**Your task**
Output all the data exactly. Pictures do not belong in the copy.

[Records with drawing code]
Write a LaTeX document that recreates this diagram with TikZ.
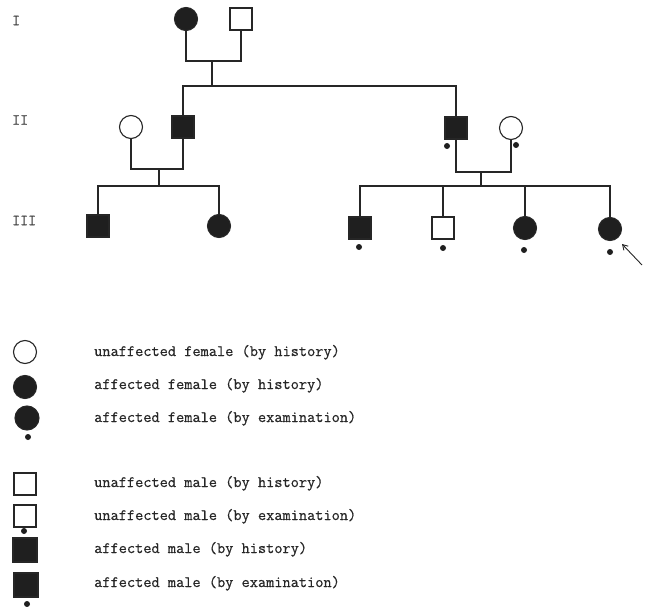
\documentclass[tikz,border=0pt]{standalone}
\usepackage{fontspec}
\usetikzlibrary{arrows.meta}
\newfontfamily\keyfont[FakeBold=0.6]{Latin Modern Mono}
\begin{document}
\begin{tikzpicture}[x=1pt,y=-1pt,
  link/.style={line width=1.1pt, draw=black!85},
  fem/.style={circle, draw=black!85, line width=1.1pt, minimum size=23pt, inner sep=0pt},
  femA/.style={fem, fill=black!88},
  mal/.style={rectangle, draw=black!85, line width=1.1pt, minimum size=22pt, inner sep=0pt},
  malA/.style={mal, fill=black!88},
  exdot/.style={circle, fill=black!88, draw=none, minimum size=6pt, inner sep=0pt},
  gen/.style={anchor=west, inner sep=0pt, text=black!75, font=\keyfont\fontsize{15.5}{18}\selectfont},
  key/.style={anchor=base west, inner sep=0pt, text=black!85, font=\keyfont\fontsize{15.9}{18}\selectfont}]
\useasboundingbox (0,0) rectangle (653,607);

% generation labels
\node[gen] (gI)   at (12,20.5) {I};
\node[gen] (gII)  at (12,120) {II};
\node[gen] (gIII) at (12,220.5) {III};

% generation I
\node[femA] (I1) at (186,19) {};
\node[mal]  (I2) at (241,19) {};
\coordinate (m1) at (212,61);
\coordinate (s1) at (212,86);

% generation II
\node[fem]  (II1) at (131,127) {};
\node[malA] (II2) at (183,127) {};
\node[malA] (II3) at (456,128) {};
\node[fem]  (II4) at (511,128) {};
\node[exdot] (dII3) at (447,146) {};
\node[exdot] (dII4) at (516,145) {};
\coordinate (m2) at (159,169);
\coordinate (s2) at (159,186);
\coordinate (m3) at (481,172);
\coordinate (s3) at (481,186);

% generation III
\node[malA] (III1) at (98,226) {};
\node[femA] (III2) at (219,226) {};
\node[malA] (III3) at (360,228) {};
\node[mal]  (III4) at (443,228) {};
\node[femA] (III5) at (525,228) {};
\node[femA] (III6) at (610,229) {};
\node[exdot] (dIII3) at (359,247) {};
\node[exdot] (dIII4) at (443,248) {};
\node[exdot] (dIII5) at (524,250) {};
\node[exdot] (dIII6) at (610,252) {};

% marriages, descents and sibships
\draw[link] (I1.south) |- (m1) -| (I2.south);
\draw[link] (m1) -- (s1);
\draw[link] (II2.north) |- (s1) -| (II3.north);

\draw[link] (II1.south) |- (m2) -| (II2.south);
\draw[link] (m2) -- (s2);
\draw[link] (III1.north) |- (s2) -| (III2.north);

\draw[link] (II3.south) |- (m3) -| (II4.south);
\draw[link] (m3) -- (s3);
\draw[link] (III3.north) |- (s3) -| (III6.north);
\draw[link] (III4.north) -- (III4.north |- s3);
\draw[link] (III5.north) -- (III5.north |- s3);

% proband arrow
\coordinate (pbtail) at (642,265);
\coordinate (pbhead) at (622,244);
\draw[link, line width=0.9pt, -{Straight Barb[length=5pt,width=6pt]}] (pbtail) -- (pbhead);

% key
\node[fem]  (k1) at (25,352) {};
\node[femA] (k2) at (25,387) {};
\node[femA, minimum size=24pt] (k3) at (27,418) {};
\node[exdot] (k3d) at (28,437) {};
\node[mal]  (k4) at (25,484) {};
\node[mal]  (k5) at (25,516) {};
\node[exdot] (k5d) at (24,531) {};
\node[malA, minimum size=24pt] (k6) at (25,550) {};
\node[malA, minimum size=24pt] (k7) at (26,585) {};
\node[exdot] (k7d) at (27,604) {};

\node[key] (t1) at (94,356) {unaffected female (by history)};
\node[key] (t2) at (94,389) {affected female (by history)};
\node[key] (t3) at (94,422) {affected female (by examination)};
\node[key] (t4) at (94,487) {unaffected male (by history)};
\node[key] (t5) at (94,520) {unaffected male (by examination)};
\node[key] (t6) at (94,553) {affected male (by history)};
\node[key] (t7) at (94,587) {affected male (by examination)};
\end{tikzpicture}
\end{document}
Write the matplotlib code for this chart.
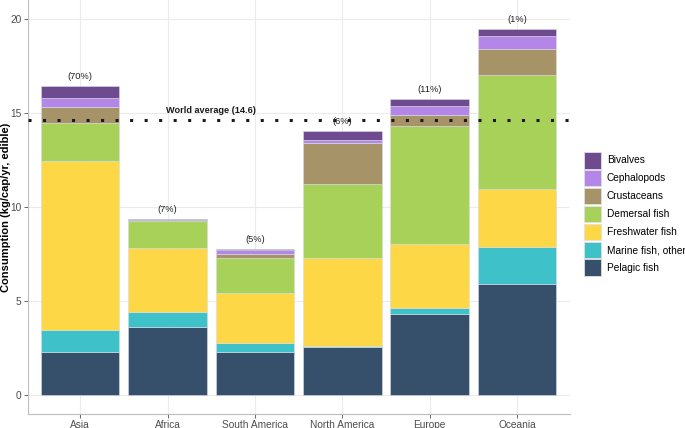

**Task result**
Write a LaTeX document that recreates this diagram with TikZ.
\documentclass[tikz,border=0pt]{standalone}
\usepackage{fontspec}
\usetikzlibrary{arrows.meta}
\newfontfamily\keyfont[FakeBold=0.6]{Latin Modern Mono}
\begin{document}
\begin{tikzpicture}[x=1pt,y=-1pt,
  link/.style={line width=1.1pt, draw=black!85},
  fem/.style={circle, draw=black!85, line width=1.1pt, minimum size=23pt, inner sep=0pt},
  femA/.style={fem, fill=black!88},
  mal/.style={rectangle, draw=black!85, line width=1.1pt, minimum size=22pt, inner sep=0pt},
  malA/.style={mal, fill=black!88},
  exdot/.style={circle, fill=black!88, draw=none, minimum size=6pt, inner sep=0pt},
  gen/.style={anchor=west, inner sep=0pt, text=black!75, font=\keyfont\fontsize{15.5}{18}\selectfont},
  key/.style={anchor=base west, inner sep=0pt, text=black!85, font=\keyfont\fontsize{15.9}{18}\selectfont}]
\useasboundingbox (0,0) rectangle (653,607);

% generation labels
\node[gen] (gI)   at (12,20.5) {I};
\node[gen] (gII)  at (12,120) {II};
\node[gen] (gIII) at (12,220.5) {III};

% generation I
\node[femA] (I1) at (186,19) {};
\node[mal]  (I2) at (241,19) {};
\coordinate (m1) at (212,61);
\coordinate (s1) at (212,86);

% generation II
\node[fem]  (II1) at (131,127) {};
\node[malA] (II2) at (183,127) {};
\node[malA] (II3) at (456,128) {};
\node[fem]  (II4) at (511,128) {};
\node[exdot] (dII3) at (447,146) {};
\node[exdot] (dII4) at (516,145) {};
\coordinate (m2) at (159,169);
\coordinate (s2) at (159,186);
\coordinate (m3) at (481,172);
\coordinate (s3) at (481,186);

% generation III
\node[malA] (III1) at (98,226) {};
\node[femA] (III2) at (219,226) {};
\node[malA] (III3) at (360,228) {};
\node[mal]  (III4) at (443,228) {};
\node[femA] (III5) at (525,228) {};
\node[femA] (III6) at (610,229) {};
\node[exdot] (dIII3) at (359,247) {};
\node[exdot] (dIII4) at (443,248) {};
\node[exdot] (dIII5) at (524,250) {};
\node[exdot] (dIII6) at (610,252) {};

% marriages, descents and sibships
\draw[link] (I1.south) |- (m1) -| (I2.south);
\draw[link] (m1) -- (s1);
\draw[link] (II2.north) |- (s1) -| (II3.north);

\draw[link] (II1.south) |- (m2) -| (II2.south);
\draw[link] (m2) -- (s2);
\draw[link] (III1.north) |- (s2) -| (III2.north);

\draw[link] (II3.south) |- (m3) -| (II4.south);
\draw[link] (m3) -- (s3);
\draw[link] (III3.north) |- (s3) -| (III6.north);
\draw[link] (III4.north) -- (III4.north |- s3);
\draw[link] (III5.north) -- (III5.north |- s3);

% proband arrow
\coordinate (pbtail) at (642,265);
\coordinate (pbhead) at (622,244);
\draw[link, line width=0.9pt, -{Straight Barb[length=5pt,width=6pt]}] (pbtail) -- (pbhead);

% key
\node[fem]  (k1) at (25,352) {};
\node[femA] (k2) at (25,387) {};
\node[femA, minimum size=24pt] (k3) at (27,418) {};
\node[exdot] (k3d) at (28,437) {};
\node[mal]  (k4) at (25,484) {};
\node[mal]  (k5) at (25,516) {};
\node[exdot] (k5d) at (24,531) {};
\node[malA, minimum size=24pt] (k6) at (25,550) {};
\node[malA, minimum size=24pt] (k7) at (26,585) {};
\node[exdot] (k7d) at (27,604) {};

\node[key] (t1) at (94,356) {unaffected female (by history)};
\node[key] (t2) at (94,389) {affected female (by history)};
\node[key] (t3) at (94,422) {affected female (by examination)};
\node[key] (t4) at (94,487) {unaffected male (by history)};
\node[key] (t5) at (94,520) {unaffected male (by examination)};
\node[key] (t6) at (94,553) {affected male (by history)};
\node[key] (t7) at (94,587) {affected male (by examination)};
\end{tikzpicture}
\end{document}
Write the matplotlib code for this chart.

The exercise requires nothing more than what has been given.